Saturday, March 23, 2013

DRUMMER SEAN DOBBINS PREMIERED NEW ORGAN QUARTET

Sean Dobbins

The jazz drummer Sean Dobbins has a lot of irons in the fire lately. He works regularly with his quintet the Modern Jazz Messengers, makes the rounds with his longstanding trio, holds the drum chair in the Detroit Jazz Festival Orchestra, and makes music for the new Mack Avenue Records imprint the Detroit Music Factory. When he isn't clubbing or in the studio. he teaches at a couple of colleges, and he runs the Detroit Symphony Orchestra's Civic Jazz program.

His debut “Blue Horizons” was released independently in 2009. The Mack Avenue imprint will reissue it in  April. If all that isn’t enough early this week he premiered his new organ quartet at the Dirty Dog Jazz Café. The band has a week long run there.

 He favors the hard-bop branch of jazz. So, it’s refreshing to see him in a more soulful and funk driven light. Organ player Chris Codish, guitar player Ralph Tope and sax player Marcus Elliot is the core of the band.    

I caught the set Thursday night. The band was above par. I was surprised how well the band connected. Codish and Tope gave the band its funkiness. Codish has been a marquee voice on the organ for many years now. Tope is a magician on the guitar. But  it was the excellent play of Elliot that propelled the band. 

The tenor sax has a lineage. I could hear some of it when Elliot soloed. On "Tenderly" and "So What," he sounded like a cross between saxophone players Joe Henderson and Donald Walden. Pure sax magic.  

Surprisingly, Dobbins’ chose to perform mostly standards instead of cuts from "Blue Horizons". I was a little disappointed. I've been playing  the album nightly the past month. So, I hoped he'd call a few numbers. Of course, there's the likelihood he will over the weekend. 
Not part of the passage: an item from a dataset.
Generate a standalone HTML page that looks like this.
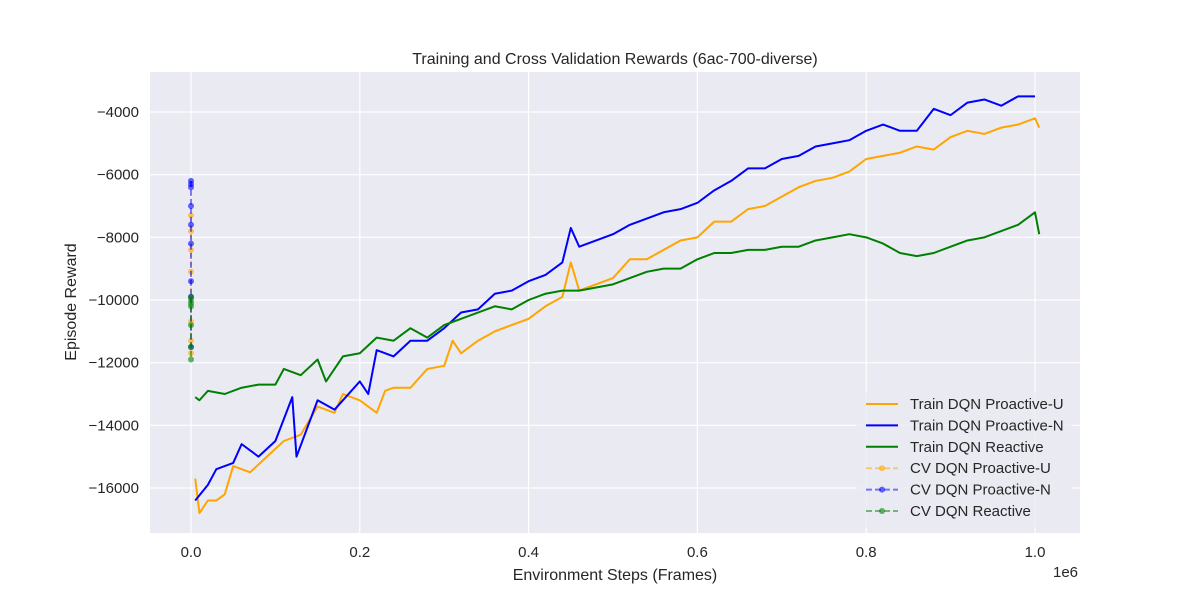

He should take this band into the studio fast. Each member is in high demand and they have their own pet projects. So, it'll be difficult keeping this band together. 

Over the years, Dobbins has matured into a great bandleader. Early in his career, he was a big time ham desirous of the spotlight. But he was always a joy to experience.  He leaves the showboating to youngsters in his outfits now. Dobbins can still be lively and colorful at times. Now, he's mostly business. 

The great thing about his new band is he can cut loose if he so desires. He did so only a few times Thursday evening. There aren’t many chances to cut loose in his other bands. He’s too busy being the guiding light. 

It’ll be interesting to see his new band after the band has worked regularly. That'll be challenging enough. Each member is a bandleader and is involved with other projects. Holding on to them may prove impossible.